• **Short exercise**
The lines from the top of the material through the line with "0.45, 0.71, 1.0];" are to be set down exactly. Leave the pictures out.

• **Recorded data**
┌──

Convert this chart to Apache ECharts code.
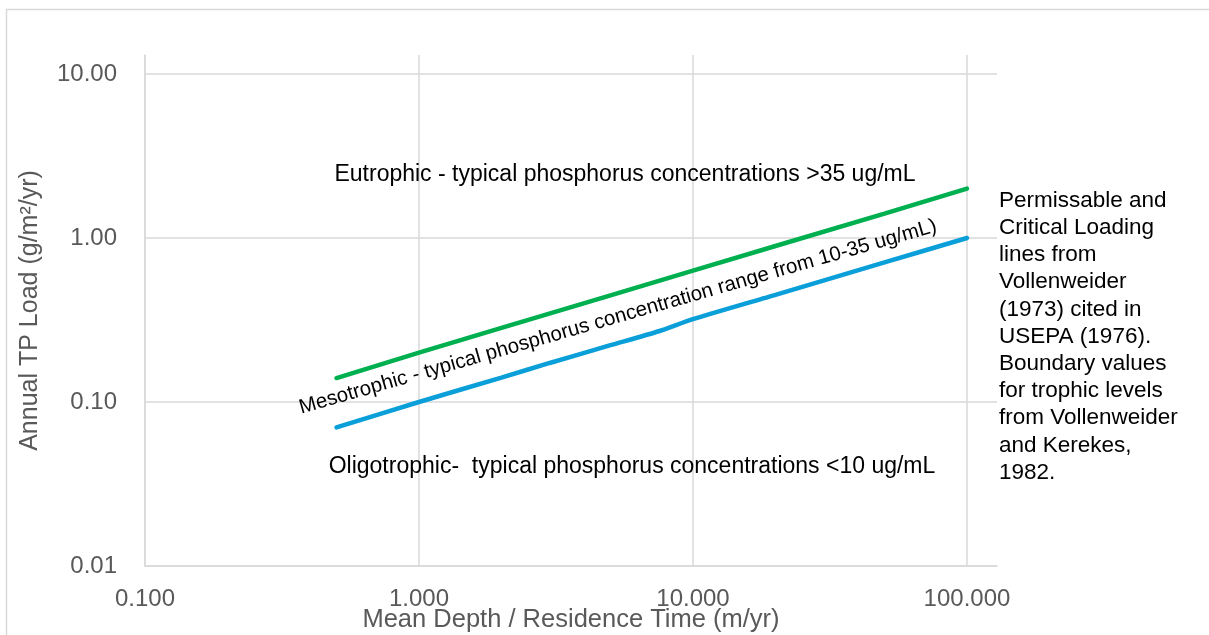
<!DOCTYPE html>
<html>
<head>
<meta charset="utf-8">
<script src="https://cdn.jsdelivr.net/npm/echarts@6/dist/echarts.min.js"></script>
<style>
  html, body { margin: 0; padding: 0; background: #fff; }
  #chart { width: 1209px; height: 635px; }
</style>
</head>
<body>
<div id="chart"></div>
<script>
// Mean depth / residence time (m/yr)
const criticalX = [0.5, 1, 2, 5, 10, 20, 50, 100];
// Critical loading line (green), g/m2/yr
const criticalY = [0.14, 0.2, 0.283, 0.447, 0.632, 0.894, 1.41, 2.0];

const permissibleX = [0.5, 1, 2, 3, 5, 7.5, 10, 20, 50, 100];
// Permissible loading line (blue), g/m2/yr
const permissibleY = [0.07, 0.1, 0.141, 0.173, 0.222, 0.27, 0.32, 0.45, 0.71, 1.0];

const xTicks = [0.1, 1, 10, 100];
const yTicks = [0.01, 0.1, 1, 10];

const xTitle = 'Mean Depth / Residence Time (m/yr)';
const yTitle = 'Annual TP Load (g/m\u00B2/yr)';

const eutrophicText = 'Eutrophic - typical phosphorus concentrations >35 ug/mL';
const mesotrophicText = 'Mesotrophic - typical phosphorus concentration range from 10-35 ug/mL)';
const oligotrophicText = 'Oligotrophic-  typical phosphorus concentrations <10 ug/mL';
const noteLines = [
  'Permissable and',
  'Critical Loading',
  'lines from',
  'Vollenweider',
  '(1973) cited in',
  'USEPA (1976).',
  'Boundary values',
  'for trophic levels',
  'from Vollenweider',
  'and Kerekes,',
  '1982.'
];

const FONT = '"Liberation Sans", Arial, sans-serif';
const GRID = '#d9d9d9';
const LABEL = '#595959';

function isTick(v, ticks) {
  return ticks.some(t => Math.abs(Math.log10(v) - Math.log10(t)) < 1e-6);
}

const chart = echarts.init(document.getElementById('chart'));

chart.setOption({
  animation: false,
  backgroundColor: '#fff',
  grid: { left: 145, top: 55, right: 212, bottom: 69, containLabel: false, outerBoundsMode: 'none' },
  xAxis: {
    type: 'log',
    logBase: 10,
    min: 0.1,
    max: 128.7,
    name: xTitle,
    nameLocation: 'middle',
    nameGap: 41,
    nameMoveOverlap: false,
    nameTextStyle: { color: LABEL, fontSize: 25.5, fontFamily: FONT },
    axisLine: { show: true, lineStyle: { color: GRID, width: 1.5 } },
    axisTick: { show: false },
    axisLabel: {
      color: LABEL, fontSize: 24, fontFamily: FONT, margin: 21,
      showMaxLabel: false,
      formatter: v => isTick(v, xTicks) ? v.toFixed(3) : ''
    },
    splitLine: { show: true, showMaxLine: false, lineStyle: { color: GRID, width: 1.5 } }
  },
  yAxis: {
    type: 'log',
    logBase: 10,
    min: 0.01,
    max: 13.06,
    name: yTitle,
    nameLocation: 'middle',
    nameGap: 102,
    nameMoveOverlap: false,
    nameTextStyle: { color: LABEL, fontSize: 25, fontFamily: FONT },
    axisLine: { show: true, lineStyle: { color: GRID, width: 1.5 } },
    axisTick: { show: false },
    axisLabel: {
      color: LABEL, fontSize: 24, fontFamily: FONT, margin: 28,
      showMaxLabel: false,
      formatter: v => isTick(v, yTicks) ? v.toFixed(2) : ''
    },
    splitLine: { show: true, showMaxLine: false, lineStyle: { color: GRID, width: 1.5 } }
  },
  series: [
    {
      name: 'Critical',
      type: 'line',
      data: criticalX.map((x, i) => [x, criticalY[i]]),
      showSymbol: false,
      lineStyle: { color: '#00B050', width: 4.5, cap: 'round' },
      itemStyle: { color: '#00B050' },
      z: 3
    },
    {
      name: 'Permissible',
      type: 'line',
      data: permissibleX.map((x, i) => [x, permissibleY[i]]),
      showSymbol: false,
      smooth: 0.2,
      lineStyle: { color: '#0A9FD8', width: 4.5, cap: 'round' },
      itemStyle: { color: '#0A9FD8' },
      z: 3
    }
  ],
  graphic: [
    {
      type: 'rect', silent: true, z: 0,
      shape: { x: 6.5, y: 9.5, width: 1220, height: 640 },
      style: { fill: 'none', stroke: '#d9d9d9', lineWidth: 1.5 }
    },
    {
      type: 'text', x: 625, y: 175, z: 100,
      style: { text: eutrophicText, font: '23px ' + FONT, fill: '#000', textAlign: 'center', textVerticalAlign: 'middle' }
    },
    {
      type: 'text', x: 618, y: 317, z: 100, rotation: 16 * Math.PI / 180,
      style: { text: mesotrophicText, font: '20.5px ' + FONT, fill: '#000', textAlign: 'center', textVerticalAlign: 'middle' }
    },
    {
      type: 'text', x: 632, y: 467, z: 100,
      style: { text: oligotrophicText, font: '23px ' + FONT, fill: '#000', textAlign: 'center', textVerticalAlign: 'middle' }
    },
    {
      type: 'text', x: 999, y: 187, z: 100,
      style: { text: noteLines.join('\n'), font: '22.5px ' + FONT, lineHeight: 27.2, fill: '#000', textAlign: 'left', textVerticalAlign: 'top' }
    }
  ]
});
</script>
</body>
</html>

└──

• **Response to the exercise**
Convert this chart to Apache ECharts code.
<!DOCTYPE html>
<html>
<head>
<meta charset="utf-8">
<script src="https://cdn.jsdelivr.net/npm/echarts@6/dist/echarts.min.js"></script>
<style>
  html, body { margin: 0; padding: 0; background: #fff; }
  #chart { width: 1209px; height: 635px; }
</style>
</head>
<body>
<div id="chart"></div>
<script>
// Mean depth / residence time (m/yr)
const criticalX = [0.5, 1, 2, 5, 10, 20, 50, 100];
// Critical loading line (green), g/m2/yr
const criticalY = [0.14, 0.2, 0.283, 0.447, 0.632, 0.894, 1.41, 2.0];

const permissibleX = [0.5, 1, 2, 3, 5, 7.5, 10, 20, 50, 100];
// Permissible loading line (blue), g/m2/yr
const permissibleY = [0.07, 0.1, 0.141, 0.173, 0.222, 0.27, 0.32, 0.45, 0.71, 1.0];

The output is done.